* What you are asked to do: Return exactly, please, the lines that run from the line with "Give me the Chart.js source for this chart." to the line with "emotional, physical, intuitive];", ends included, and omit all pictures.

* The input:
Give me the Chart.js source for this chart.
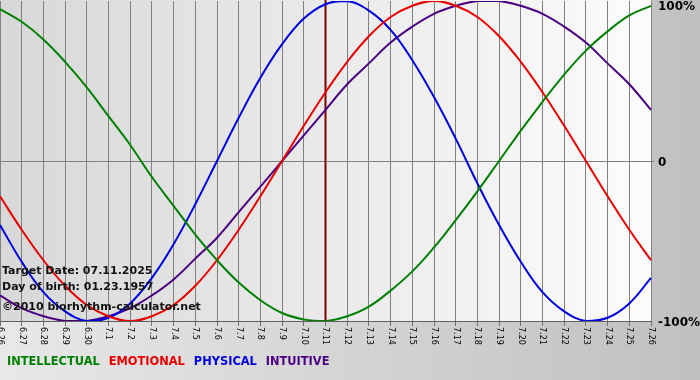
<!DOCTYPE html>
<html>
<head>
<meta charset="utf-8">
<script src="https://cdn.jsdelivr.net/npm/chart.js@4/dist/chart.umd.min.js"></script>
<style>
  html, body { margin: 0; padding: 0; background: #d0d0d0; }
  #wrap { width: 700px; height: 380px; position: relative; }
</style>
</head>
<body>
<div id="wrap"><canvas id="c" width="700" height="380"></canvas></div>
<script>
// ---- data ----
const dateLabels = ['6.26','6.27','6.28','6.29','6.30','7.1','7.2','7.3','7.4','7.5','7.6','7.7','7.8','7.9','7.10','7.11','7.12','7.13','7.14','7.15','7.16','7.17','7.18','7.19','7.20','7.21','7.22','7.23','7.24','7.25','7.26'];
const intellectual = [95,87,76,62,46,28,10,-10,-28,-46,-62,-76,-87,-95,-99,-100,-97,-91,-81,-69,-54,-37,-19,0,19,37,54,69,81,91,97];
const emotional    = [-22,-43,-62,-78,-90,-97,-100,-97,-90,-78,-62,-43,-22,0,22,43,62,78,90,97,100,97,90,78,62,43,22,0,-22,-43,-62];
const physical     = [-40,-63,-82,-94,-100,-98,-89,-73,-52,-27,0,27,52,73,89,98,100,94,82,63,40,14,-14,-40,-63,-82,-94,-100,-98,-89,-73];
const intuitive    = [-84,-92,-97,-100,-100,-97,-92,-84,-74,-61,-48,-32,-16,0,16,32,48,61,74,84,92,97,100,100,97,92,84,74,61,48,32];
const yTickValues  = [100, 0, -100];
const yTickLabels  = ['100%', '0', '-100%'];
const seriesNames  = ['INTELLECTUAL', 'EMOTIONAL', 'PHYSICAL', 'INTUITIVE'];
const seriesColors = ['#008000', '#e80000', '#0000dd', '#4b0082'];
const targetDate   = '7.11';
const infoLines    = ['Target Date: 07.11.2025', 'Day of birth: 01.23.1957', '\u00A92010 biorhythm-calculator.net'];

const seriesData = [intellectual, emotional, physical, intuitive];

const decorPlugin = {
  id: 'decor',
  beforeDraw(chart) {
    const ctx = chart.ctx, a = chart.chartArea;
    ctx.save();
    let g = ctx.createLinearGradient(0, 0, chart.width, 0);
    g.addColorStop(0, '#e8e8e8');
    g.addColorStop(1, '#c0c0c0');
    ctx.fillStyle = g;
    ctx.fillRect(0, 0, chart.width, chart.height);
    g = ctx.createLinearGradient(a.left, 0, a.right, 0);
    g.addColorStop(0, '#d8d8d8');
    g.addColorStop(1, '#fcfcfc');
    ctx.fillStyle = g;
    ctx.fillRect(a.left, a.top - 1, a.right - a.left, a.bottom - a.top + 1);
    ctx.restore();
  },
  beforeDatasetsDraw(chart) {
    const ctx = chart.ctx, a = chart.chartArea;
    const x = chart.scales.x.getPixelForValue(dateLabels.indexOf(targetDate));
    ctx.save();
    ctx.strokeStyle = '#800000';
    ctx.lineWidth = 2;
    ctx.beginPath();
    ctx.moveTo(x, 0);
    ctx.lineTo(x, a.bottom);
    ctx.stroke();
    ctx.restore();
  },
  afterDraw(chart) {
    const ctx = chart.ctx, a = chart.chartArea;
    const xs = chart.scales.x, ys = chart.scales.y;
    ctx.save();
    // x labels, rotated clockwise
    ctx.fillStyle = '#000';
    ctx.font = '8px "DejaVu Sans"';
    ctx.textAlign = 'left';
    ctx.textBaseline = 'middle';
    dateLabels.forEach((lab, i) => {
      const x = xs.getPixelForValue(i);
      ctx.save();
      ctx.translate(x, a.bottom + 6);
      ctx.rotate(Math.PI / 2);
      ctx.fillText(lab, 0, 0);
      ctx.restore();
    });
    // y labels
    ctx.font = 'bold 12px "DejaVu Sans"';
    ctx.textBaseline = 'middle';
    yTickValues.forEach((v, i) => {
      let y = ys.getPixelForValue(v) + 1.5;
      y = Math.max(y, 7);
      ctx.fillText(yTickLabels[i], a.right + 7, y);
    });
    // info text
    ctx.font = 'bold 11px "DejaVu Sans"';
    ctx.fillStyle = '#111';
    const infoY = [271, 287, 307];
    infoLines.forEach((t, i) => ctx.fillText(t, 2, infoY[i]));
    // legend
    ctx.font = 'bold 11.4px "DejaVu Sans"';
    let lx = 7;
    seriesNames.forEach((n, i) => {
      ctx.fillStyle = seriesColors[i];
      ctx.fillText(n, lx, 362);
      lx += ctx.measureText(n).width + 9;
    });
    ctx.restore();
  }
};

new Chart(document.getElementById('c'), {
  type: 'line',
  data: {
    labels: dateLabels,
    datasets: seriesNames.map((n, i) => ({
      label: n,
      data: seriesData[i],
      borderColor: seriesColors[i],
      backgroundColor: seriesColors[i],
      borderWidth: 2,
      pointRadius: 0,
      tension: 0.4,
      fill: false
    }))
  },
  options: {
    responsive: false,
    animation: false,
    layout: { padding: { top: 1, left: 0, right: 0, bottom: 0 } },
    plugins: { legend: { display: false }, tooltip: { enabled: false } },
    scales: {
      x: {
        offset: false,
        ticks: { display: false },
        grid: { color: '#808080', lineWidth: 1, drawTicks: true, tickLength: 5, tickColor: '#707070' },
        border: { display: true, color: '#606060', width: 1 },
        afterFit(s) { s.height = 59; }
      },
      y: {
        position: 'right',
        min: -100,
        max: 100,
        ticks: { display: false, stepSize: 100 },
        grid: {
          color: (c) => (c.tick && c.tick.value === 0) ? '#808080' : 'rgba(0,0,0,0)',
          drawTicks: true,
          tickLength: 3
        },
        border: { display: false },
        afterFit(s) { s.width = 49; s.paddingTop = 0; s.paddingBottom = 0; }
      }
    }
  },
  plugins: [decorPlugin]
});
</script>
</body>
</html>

==

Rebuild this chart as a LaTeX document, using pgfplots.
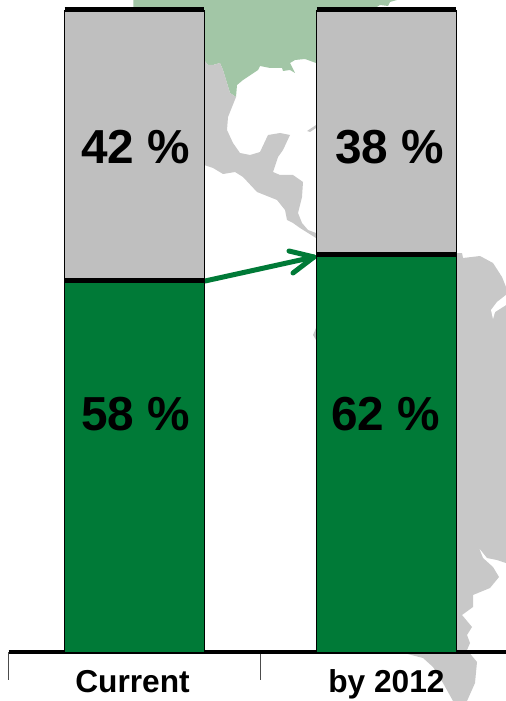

* Complete answer:
Give me the Chart.js source for this chart.
<!DOCTYPE html>
<html>
<head>
<meta charset="utf-8">
<script src="https://cdn.jsdelivr.net/npm/chart.js@4/dist/chart.umd.min.js"></script>
<style>
  html, body { margin: 0; padding: 0; background: #d0d0d0; }
  #wrap { width: 700px; height: 380px; position: relative; }
</style>
</head>
<body>
<div id="wrap"><canvas id="c" width="700" height="380"></canvas></div>
<script>
// ---- data ----
const dateLabels = ['6.26','6.27','6.28','6.29','6.30','7.1','7.2','7.3','7.4','7.5','7.6','7.7','7.8','7.9','7.10','7.11','7.12','7.13','7.14','7.15','7.16','7.17','7.18','7.19','7.20','7.21','7.22','7.23','7.24','7.25','7.26'];
const intellectual = [95,87,76,62,46,28,10,-10,-28,-46,-62,-76,-87,-95,-99,-100,-97,-91,-81,-69,-54,-37,-19,0,19,37,54,69,81,91,97];
const emotional    = [-22,-43,-62,-78,-90,-97,-100,-97,-90,-78,-62,-43,-22,0,22,43,62,78,90,97,100,97,90,78,62,43,22,0,-22,-43,-62];
const physical     = [-40,-63,-82,-94,-100,-98,-89,-73,-52,-27,0,27,52,73,89,98,100,94,82,63,40,14,-14,-40,-63,-82,-94,-100,-98,-89,-73];
const intuitive    = [-84,-92,-97,-100,-100,-97,-92,-84,-74,-61,-48,-32,-16,0,16,32,48,61,74,84,92,97,100,100,97,92,84,74,61,48,32];
const yTickValues  = [100, 0, -100];
const yTickLabels  = ['100%', '0', '-100%'];
const seriesNames  = ['INTELLECTUAL', 'EMOTIONAL', 'PHYSICAL', 'INTUITIVE'];
const seriesColors = ['#008000', '#e80000', '#0000dd', '#4b0082'];
const targetDate   = '7.11';
const infoLines    = ['Target Date: 07.11.2025', 'Day of birth: 01.23.1957', '\u00A92010 biorhythm-calculator.net'];

const seriesData = [intellectual, emotional, physical, intuitive];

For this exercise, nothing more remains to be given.